During the last four days I was busy with the actual materialization of the Astrostatistics Summer School Crete 2019, which took place at the University of Crete, in Heraklion (18-21 June 2019). My duties were mainly those of the Teaching Assistant and I contributed with a short presentation of the Random Forests method for classification. Unfortunately I didn’t have the time to post more on this school, so I ended up doing something only today, at the very last day!
In summary this is/was a school for graduate and early-stage post-docs to get a grasp of the modern field of Astrostatistics, which practically means the application of statistics in Astronomy which incorporates also machine-learning techniques. Topics include: Intro to Python and Jupyter notebook, linear regression, classical statistical distribution tests and hypothesis testing, Bayesian statistics, Markov-Chain Monte Carlo, machine learning classification/regression/clustering, time series analysis.

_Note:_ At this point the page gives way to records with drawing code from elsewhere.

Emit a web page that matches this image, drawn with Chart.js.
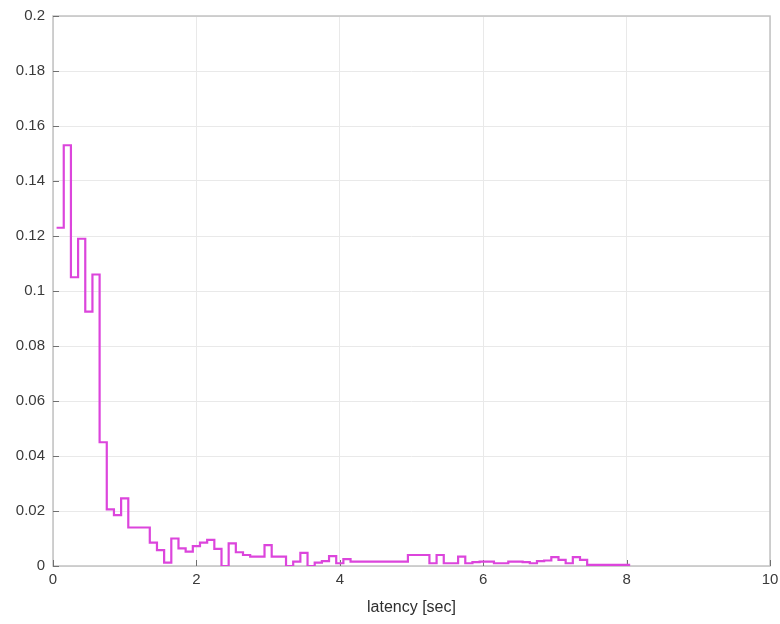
<!DOCTYPE html>
<html>
<head>
<meta charset="utf-8">
<title>latency histogram</title>
<script src="https://cdn.jsdelivr.net/npm/chart.js@4/dist/chart.umd.min.js"></script>
<style>
  html, body { margin: 0; padding: 0; background: #ffffff; }
  #wrap { width: 780px; height: 624px; }
</style>
</head>
<body>
<div id="wrap"><canvas id="c" width="780" height="624"></canvas></div>
<script>
// Left edge of each latency bin [sec]
const binStarts = [
  0.05, 0.15, 0.25, 0.35, 0.45, 0.55, 0.65, 0.75, 0.85, 0.95,
  1.05, 1.15, 1.25, 1.35, 1.45, 1.55, 1.65, 1.75, 1.85, 1.95,
  2.05, 2.15, 2.25, 2.35, 2.45, 2.55, 2.65, 2.75, 2.85, 2.95,
  3.05, 3.15, 3.25, 3.35, 3.45, 3.55, 3.65, 3.75, 3.85, 3.95,
  4.05, 4.15, 4.25, 4.35, 4.45, 4.55, 4.65, 4.75, 4.85, 4.95,
  5.05, 5.15, 5.25, 5.35, 5.45, 5.55, 5.65, 5.75, 5.85, 5.95,
  6.05, 6.15, 6.25, 6.35, 6.45, 6.55, 6.65, 6.75, 6.85, 6.95,
  7.05, 7.15, 7.25, 7.35, 7.45, 7.55, 7.65, 7.75, 7.85, 7.95
];
// Right edge of the last bin
const lastBinEnd = 8.05;

// Fraction of requests falling in each bin
const fraction = [
  0.123, 0.153, 0.105, 0.119, 0.0925, 0.106, 0.045, 0.0206, 0.0185, 0.0246,
  0.014, 0.014, 0.014, 0.0085, 0.0058, 0.0012, 0.0100, 0.0064, 0.0052, 0.0072,
  0.0085, 0.0095, 0.0062, 0.0, 0.0082, 0.0050, 0.0040, 0.0034, 0.0034, 0.0076,
  0.0034, 0.0034, 0.0, 0.0016, 0.0048, 0.0, 0.0012, 0.0018, 0.0036, 0.0010,
  0.0025, 0.0016, 0.0016, 0.0016, 0.0016, 0.0016, 0.0016, 0.0016, 0.0016, 0.0040,
  0.0040, 0.0040, 0.0010, 0.0040, 0.0010, 0.0010, 0.0034, 0.0010, 0.0014, 0.0016,
  0.0016, 0.0010, 0.0010, 0.0016, 0.0016, 0.0014, 0.0010, 0.0018, 0.0020, 0.0032,
  0.0022, 0.0010, 0.0032, 0.0022, 0.0004, 0.0004, 0.0004, 0.0004, 0.0004, 0.0004
];

const xTickLabels = ['0', '2', '4', '6', '8', '10'];
const yTickLabels = ['0', '0.02', '0.04', '0.06', '0.08', '0.1', '0.12', '0.14', '0.16', '0.18', '0.2'];

// Stairs: one point per bin start, plus the closing edge at the last value
const stairPoints = binStarts.map((x, i) => ({ x: x, y: fraction[i] }));
stairPoints.push({ x: lastBinEnd, y: fraction[fraction.length - 1] });

const tickFont = { family: "'Liberation Sans', Arial, Helvetica, sans-serif", size: 15 };
const tickColor = '#3a3a3a';
const gridColor = '#e9e9e9';

// Box around the axes with short inward tick marks
const axesBox = {
  id: 'axesBox',
  beforeDatasetsDraw(chart) {
    const { ctx, chartArea: a, scales } = chart;
    ctx.save();
    ctx.strokeStyle = '#c2c2c2';
    ctx.lineWidth = 1.5;
    ctx.strokeRect(a.left, a.top, a.right - a.left, a.bottom - a.top);
    ctx.strokeStyle = '#707070';
    ctx.lineWidth = 1;
    ctx.beginPath();
    scales.x.ticks.forEach(t => {
      const px = Math.round(scales.x.getPixelForValue(t.value)) + 0.5;
      ctx.moveTo(px, a.bottom);
      ctx.lineTo(px, a.bottom - 6);
    });
    scales.y.ticks.forEach(t => {
      const py = Math.round(scales.y.getPixelForValue(t.value)) + 0.5;
      ctx.moveTo(a.left, py);
      ctx.lineTo(a.left + 6, py);
    });
    ctx.stroke();
    ctx.restore();
  }
};

new Chart(document.getElementById('c'), {
  type: 'line',
  data: {
    datasets: [{
      data: stairPoints,
      stepped: true,
      borderColor: '#dc45dc',
      borderWidth: 2.2,
      pointRadius: 0,
      fill: false
    }]
  },
  options: {
    responsive: false,
    animation: false,
    devicePixelRatio: 1,
    layout: { padding: { top: 16, right: 10, left: 0, bottom: 0 } },
    plugins: {
      legend: { display: false },
      tooltip: { enabled: false }
    },
    scales: {
      x: {
        type: 'linear',
        min: 0,
        max: 10,
        afterFit(scale) {
          scale.height = 58;
          scale.paddingLeft = 0;
          scale.paddingRight = 0;
        },
        ticks: {
          stepSize: 2,
          maxRotation: 0,
          padding: 5,
          font: tickFont,
          color: tickColor,
          callback: (v, i) => xTickLabels[i]
        },
        grid: { color: gridColor, drawTicks: false },
        border: { display: false },
        title: {
          display: true,
          text: 'latency [sec]',
          color: '#2e2e2e',
          font: { family: "'Liberation Sans', Arial, Helvetica, sans-serif", size: 16 },
          padding: { top: 4, bottom: 7 }
        }
      },
      y: {
        type: 'linear',
        min: 0,
        max: 0.2,
        afterFit(scale) {
          scale.width = 53;
          scale.paddingTop = 0;
          scale.paddingBottom = 0;
        },
        ticks: {
          stepSize: 0.02,
          padding: 8,
          font: tickFont,
          color: tickColor,
          callback: (v, i) => yTickLabels[i]
        },
        grid: { color: gridColor, drawTicks: false },
        border: { display: false }
      }
    }
  },
  plugins: [axesBox]
});
</script>
</body>
</html>
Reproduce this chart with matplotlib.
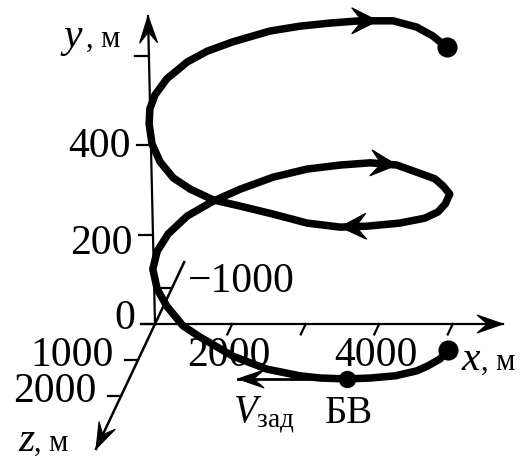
import numpy as np
import matplotlib.pyplot as plt
from matplotlib.patches import Polygon
from matplotlib.transforms import IdentityTransform

plt.rcParams["font.family"] = "Liberation Serif"
plt.rcParams["mathtext.fontset"] = "custom"
plt.rcParams["mathtext.rm"] = "Liberation Serif"
plt.rcParams["mathtext.it"] = "Liberation Serif:italic"

W, H, DPI = 531, 460, 100

# trajectory projected onto the drawing plane, metres
traj_x = [4940, 4830, 4660, 4510, 4220, 3880, 3560, 3200, 2920, 2470,
          2010, 1560, 1330, 1110, 980, 920, 980, 1130, 1390, 1740,
          2110, 2560, 3020, 3470, 3880, 4240, 4510, 4760, 4870, 4960,
          4900, 4800, 4620, 4280, 3830, 3470, 3020, 2560, 2110, 1740,
          1430, 1200, 1020, 910, 870, 880, 950, 1110, 1390, 1660,
          2010, 2510, 2920, 3330, 3740, 3980, 4190, 4510, 4730, 4920]
traj_y = [-58, -78, -94, -105, -116, -121, -123, -121, -116, -101,
          -72, -29, -4, 40, 78, 123, 163, 202, 242, 275,
          302, 329, 347, 356, 361, 356, 340, 325, 309, 291,
          269, 251, 237, 226, 219, 217, 226, 246, 264, 278,
          302, 327, 363, 403, 448, 482, 513, 549, 587, 611,
          632, 656, 667, 674, 679, 679, 679, 665, 645, 620]
heads_at = [25, 35, 55]     # arrowheads point from traj[i-1] to traj[i]
bv_index = 6
v_tip = (2080, -123)        # end of the V_zad vector

x_ticks = [2000, 3000, 4000, 5000]
x_labels = {2000: "2000", 4000: "4000"}
y_ticks = [0, 200, 400, 600]
y_labels = {0: "0", 200: "200", 400: "400"}
z_ticks = [-1000, 1000, 2000]
z_labels = {-1000: "\u22121000", 1000: "1000", 2000: "2000"}

# oblique projection: x to the right, y up, z down-left
X0 = 950
KX, KY = -0.231, -0.0806
SX, SY = 13.605, 2.2396     # metres per pixel
OX, OY = 155, 325           # origin in pixels


def proj(x, y, z=0.0):
    return x + KX * z, y + KY * z


fig = plt.figure(figsize=(W / DPI, H / DPI), dpi=DPI)
ax = fig.add_axes([0, 0, 1, 1])
ax.set_xlim(X0 - OX * SX, X0 + (W - OX) * SX)
ax.set_ylim(-(H - OY) * SY, OY * SY)
ax.set_autoscale_on(False)
ax.axis("off")


def head(p_from, p_to, length, half, z=6):
    a = ax.transData.transform(p_from)
    b = ax.transData.transform(p_to)
    d = (b - a) / np.hypot(*(b - a))
    n = np.array([-d[1], d[0]])
    pts = [b, b - length * d + half * n, b - 0.6 * length * d,
           b - length * d - half * n]
    ax.add_patch(Polygon(pts, closed=True, transform=IdentityTransform(),
                         facecolor="k", edgecolor="k", lw=0.8, zorder=z))


def fpx(x, y):
    return x / W, 1 - y / H


AX_LW = 1.6
# x axis
x_end = X0 + (503 - OX) * SX
ax.plot([X0 - 13 * SX, x_end], [0, 0], "k", lw=AX_LW)
head((X0, 0), (x_end, 0), 26, 9)
for t in x_ticks:
    p0, p1 = proj(t, 0, 0), proj(t, 0, 290)
    ax.plot([p0[0], p1[0]], [p0[1], p1[1]], "k", lw=AX_LW)
    if t in x_labels:
        ax.annotate(x_labels[t], p0, xytext=(-3, -31), textcoords="offset pixels",
                    ha="center", va="center", fontsize=30, zorder=2)

# y axis, leaning slightly left
y_top = (X0 - 7 * SX, (OY - 17) * SY)
ax.plot([X0, y_top[0]], [0, y_top[1]], "k", lw=AX_LW)
head((X0, 0), y_top, 27, 9)
y_shift = {0: 6, 200: -8, 400: 0}
for t in y_ticks:
    xa = X0 + (y_top[0] - X0) * t / y_top[1]
    ax.plot([xa - 14 * SX, xa], [t, t], "k", lw=AX_LW)
    if t in y_labels:
        ax.annotate(y_labels[t], (xa - 14 * SX, t), xytext=(-6, y_shift[t]),
                    textcoords="offset pixels", ha="right", va="center", fontsize=30)

# z axis
z0, z1 = proj(X0, 0, -1720), proj(X0, 0, 3470)
ax.plot([z0[0], z1[0]], [z0[1], z1[1]], "k", lw=1.8)
head(proj(X0, 0, 0), z1, 26, 9)
z_off = {-1000: (16, 7, "left"), 1000: (-24, 5, "right"), 2000: (-25, 5, "right")}
for t in z_ticks:
    p = proj(X0, 0, t)
    ax.plot([p[0] - 13 * SX, p[0]], [p[1], p[1]], "k", lw=AX_LW)
    dx, dy, ha = z_off[t]
    ax.annotate(z_labels[t], p, xytext=(dx, dy), textcoords="offset pixels",
                ha=ha, va="center", fontsize=30)

# axis names
for letter, (lx, ly), comma_x in [("y", (63, 47), 86), ("x", (462, 370), 481),
                                   ("z", (18, 451), 34)]:
    fig.text(*fpx(lx, ly), letter, fontsize=30, style="italic",
             ha="left", va="baseline")
    fig.text(*fpx(comma_x, ly), ", м", fontsize=22, ha="left", va="baseline")

# trajectory
ax.plot(traj_x, traj_y, "k", lw=5.4, solid_joinstyle="round",
        solid_capstyle="round", zorder=4)
for i in heads_at:
    head((traj_x[i - 1], traj_y[i - 1]), (traj_x[i], traj_y[i]), 26, 13)
ax.plot([traj_x[0], traj_x[-1]], [traj_y[0], traj_y[-1]], "o", color="k",
        ms=13.5, zorder=5)

# release point and the required velocity vector
bv = (traj_x[bv_index], traj_y[bv_index])
ax.plot([bv[0], v_tip[0]], [bv[1], v_tip[1]], "k", lw=2.0, zorder=4)
head(bv, v_tip, 26, 9)
ax.plot(*bv, "o", color="k", ms=11.5, zorder=5)
fig.text(*fpx(349, 423), "БВ", fontsize=28, ha="center", va="baseline")
fig.text(*fpx(233, 423), r"$V_{\mathrm{зад}}$", fontsize=28, ha="left", va="baseline")

fig.savefig("out.png", dpi=DPI)
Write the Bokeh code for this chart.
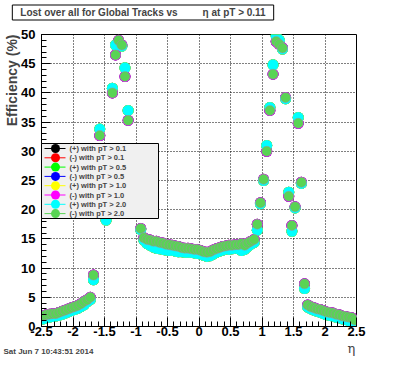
import numpy as np
from bokeh.plotting import figure
from bokeh.models import Range1d, FixedTicker, Label
from bokeh.embed import file_html
from bokeh.resources import INLINE

# ---------------- data ----------------
# histogram binning in eta: 100 bins from -2.5 to 2.5
n_bins = 100
eta_lo, eta_hi = -2.5, 2.5
bin_w = (eta_hi - eta_lo) / n_bins
eta = [round(eta_lo + bin_w * (i + 0.5), 3) for i in range(n_bins)]

# (+) with pT > 2.0  (cyan, visible)
pos_pt20 = [
    1.3, 1.5, 1.6, 1.7, 1.8, 1.9, 2.1, 2.3, 2.5, 2.7, 2.9, 3.1, 3.4, 3.7, 4.2, 4.6,
    8.0, 24.5, 33.8, 20.8, 18.2, 23.0, 40.8, 48.2, 48.5, 48.0, 44.3, 37.0, 29.5, 24.8, 20.8, 16.6,
    14.8, 14.2, 13.9, 13.6, 13.4, 13.3, 13.2, 13.1, 13.0, 13.1, 12.9, 12.8, 12.8, 12.7, 12.7, 12.7,
    12.6, 12.5, 12.4, 12.2, 12.0, 12.1, 12.4, 12.7, 12.9, 13.1, 13.3, 13.2, 13.3, 13.5, 13.3, 13.0,
    13.2, 13.7, 14.1, 14.4,
    16.5, 21.0, 25.0, 31.0, 37.5, 44.8, 49.8, 49.0, 47.5, 39.0, 23.0, 16.3, 20.3, 35.8, 24.5, 6.5,
    3.3, 3.0, 2.8, 2.6, 2.4, 2.2, 2.0, 1.9, 1.8, 1.6, 1.5, 1.3, 1.2, 1.0, 0.9, 0.6,
]
# (-) with pT > 2.0  (light green, visible, drawn last)
neg_pt20 = [
    1.8, 2.0, 2.1, 2.2, 2.2, 2.4, 2.6, 2.8, 3.0, 3.2, 3.4, 3.6, 3.9, 4.3, 4.6, 5.0,
    8.8, 25.0, 32.7, 21.0, 20.5, 22.5, 40.0, 46.5, 49.0, 48.2, 42.8, 35.3, 29.0, 25.0, 21.0, 16.8,
    15.2, 14.9, 14.8, 14.6, 14.6, 14.4, 14.3, 14.1, 14.0, 13.9, 13.8, 13.7, 13.5, 13.4, 13.4, 13.3,
    13.2, 13.2, 13.0, 12.8, 12.7, 12.8, 13.1, 13.3, 13.5, 13.7, 13.8, 13.9, 13.9, 14.0, 14.0, 14.2,
    13.9, 14.3, 14.6, 14.9,
    17.5, 21.2, 25.2, 30.0, 37.0, 43.2, 48.8, 48.3, 47.7, 39.2, 22.3, 17.3, 20.5, 34.8, 24.7, 7.3,
    3.7, 3.4, 3.2, 3.0, 2.9, 2.7, 2.5, 2.4, 2.3, 2.1, 2.0, 1.8, 1.7, 1.6, 1.5, 1.1,
]
# lower-pT series are entirely hidden under the pT > 2.0 markers in the picture
pos_pt01 = pos_pt20
neg_pt01 = neg_pt20
pos_pt05 = pos_pt20
neg_pt05 = neg_pt20
pos_pt10 = pos_pt20
neg_pt10 = neg_pt20

series_labels = [
    "(+) with pT > 0.1", "(-) with pT > 0.1",
    "(+) with pT > 0.5", "(-) with pT > 0.5",
    "(+) with pT > 1.0", "(-) with pT > 1.0",
    "(+) with pT > 2.0", "(-) with pT > 2.0",
]
series_values = [pos_pt01, neg_pt01, pos_pt05, neg_pt05, pos_pt10, neg_pt10, pos_pt20, neg_pt20]
series_colors = ["#000000", "#ff0000", "#00ff00", "#0000ff",
                 "#ffff00", "#ff00ff", "#00ffff", "#59d454"]

x_ticks = [-2.5, -2.0, -1.5, -1.0, -0.5, 0.0, 0.5, 1.0, 1.5, 2.0, 2.5]
x_tick_labels = ["-2.5", "-2", "-1.5", "-1", "-0.5", "0", "0.5", "1", "1.5", "2", "2.5"]
y_ticks = [0, 5, 10, 15, 20, 25, 30, 35, 40, 45, 50]
y_tick_labels = ["0", "5", "10", "15", "20", "25", "30", "35", "40", "45", "50"]

title_text = "Lost over all for Global Tracks vs" + "\u00a0" * 9 + "\u03b7 at pT > 0.11"
y_title = "Efficiency (%)"
x_title = "\u03b7"
date_text = "Sat Jun  7 10:43:51 2014"

# ---------------- layout ----------------
W, H = 380, 356
BL, BR, BT, BB = 41, 24, 34, 30
FRAME_W, FRAME_H = W - BL - BR, H - BT - BB
X0, X1, Y0, Y1 = -2.5, 2.5, 0.0, 50.0


def sx(px):
    return X0 + px * (X1 - X0) / FRAME_W


def sy(py):
    return Y0 + py * (Y1 - Y0) / FRAME_H


FONT = "Liberation Sans"

p = figure(width=W, height=H, output_backend="svg", toolbar_location=None,
           x_range=Range1d(X0, X1), y_range=Range1d(Y0, Y1),
           min_border_left=BL, min_border_right=BR, min_border_top=BT, min_border_bottom=BB)
p.background_fill_color = "white"
p.border_fill_color = "white"
p.outline_line_color = "black"
p.outline_line_width = 1
p.outline_line_alpha = 1.0

p.xaxis.ticker = FixedTicker(ticks=x_ticks,
                             minor_ticks=[round(-2.5 + 0.1 * i, 2) for i in range(51)])
p.xaxis.major_label_overrides = dict(zip(x_ticks, x_tick_labels))
p.yaxis.ticker = FixedTicker(ticks=y_ticks, minor_ticks=list(range(0, 51)))
p.yaxis.major_label_overrides = dict(zip(y_ticks, y_tick_labels))

for ax in (p.xaxis[0], p.yaxis[0]):
    ax.axis_line_color = "black"
    ax.major_tick_line_color = "black"
    ax.minor_tick_line_color = "black"
    ax.major_tick_in = 9
    ax.major_tick_out = 0
    ax.minor_tick_in = 5
    ax.minor_tick_out = 0
    ax.major_label_text_font = FONT
    ax.major_label_text_font_style = "bold"
    ax.major_label_text_font_size = "13px"
    ax.major_label_text_color = "black"
p.xaxis.major_label_standoff = 0
p.yaxis.major_label_standoff = 6

p.grid.grid_line_color = "black"
p.grid.grid_line_dash = "1 2"
p.grid.grid_line_width = 1
p.grid.grid_line_alpha = 1.0

# data markers
for vals, col in zip(series_values, series_colors):
    if col == "#59d454":
        p.scatter(x=eta, y=vals, marker="circle", size=10, fill_color=col,
                  line_color="#a08ca8", line_width=1, line_alpha=0.5)
    else:
        p.scatter(x=eta, y=vals, marker="circle", size=11, fill_color=col, line_color=None)

# legend (drawn manually, ROOT style)
LEG_L, LEG_R, LEG_B, LEG_T = 0, 117, 108, 183
p.quad(left=[sx(LEG_L)], right=[sx(LEG_R)], bottom=[sy(LEG_B)], top=[sy(LEG_T)],
       fill_color="#f0f0f0", line_color="black", line_width=1, level="annotation")
row_y = [178 - 9.3 * i for i in range(len(series_labels))]
p.segment(x0=[sx(3)] * len(row_y), x1=[sx(24)] * len(row_y),
          y0=[sy(r) for r in row_y], y1=[sy(r) for r in row_y],
          line_color=series_colors, line_width=1, level="overlay")
p.scatter(x=[sx(14)] * len(row_y), y=[sy(r) for r in row_y], marker="circle", size=9,
          fill_color=series_colors, line_color=None, level="overlay")
for lab, r in zip(series_labels, row_y):
    p.add_layout(Label(x=28, y=r, x_units="screen", y_units="screen", text=lab,
                       text_font=FONT, text_font_style="bold", text_font_size="7.5px",
                       text_baseline="middle", text_align="left", level="overlay"))

# texts outside the frame: placed in side panels (not clipped to the frame)
p.add_layout(Label(x=101.5, y=22, x_units="screen", y_units="screen", text=title_text,
                   text_font=FONT, text_font_style="bold", text_font_size="10px",
                   text_align="center", text_baseline="middle",
                   background_fill_color="white", border_line_color="black",
                   padding=dict(left=8, right=8, top=2, bottom=2)), "above")
p.add_layout(Label(x=-38, y=-332, x_units="screen", y_units="screen", text=date_text,
                   text_font=FONT, text_font_style="bold", text_font_size="8px",
                   text_align="left", text_baseline="middle"), "above")
p.add_layout(Label(x=-5, y=-22, x_units="screen", y_units="screen", text=x_title,
                   text_font="DejaVu Serif", text_font_size="13px",
                   text_align="center", text_baseline="middle"), "right")
p.add_layout(Label(x=9, y=FRAME_H, x_units="screen", y_units="screen", text=y_title,
                   angle=np.pi / 2, text_font=FONT, text_font_style="bold",
                   text_font_size="14px", text_align="right", text_baseline="middle"), "left")

open("out.html", "w").write(file_html(p, INLINE))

The school is split in “teaching”/explanatory parts (through Jupyter notebooks though where you could also interact and run the examples) and practical workshops, where important hands-on experience with all the tools presented was provided (and hopefully gained!). However, I think the importance lies in the fact that all the material is publicly available through a github repository: https://github.com/astrostatistics-in-crete (including the notebooks with the introduction notes, the exercises in the workshops, and the data). So this is a valuable source both for students of the school, as well as others interested to try and experiment with these tools.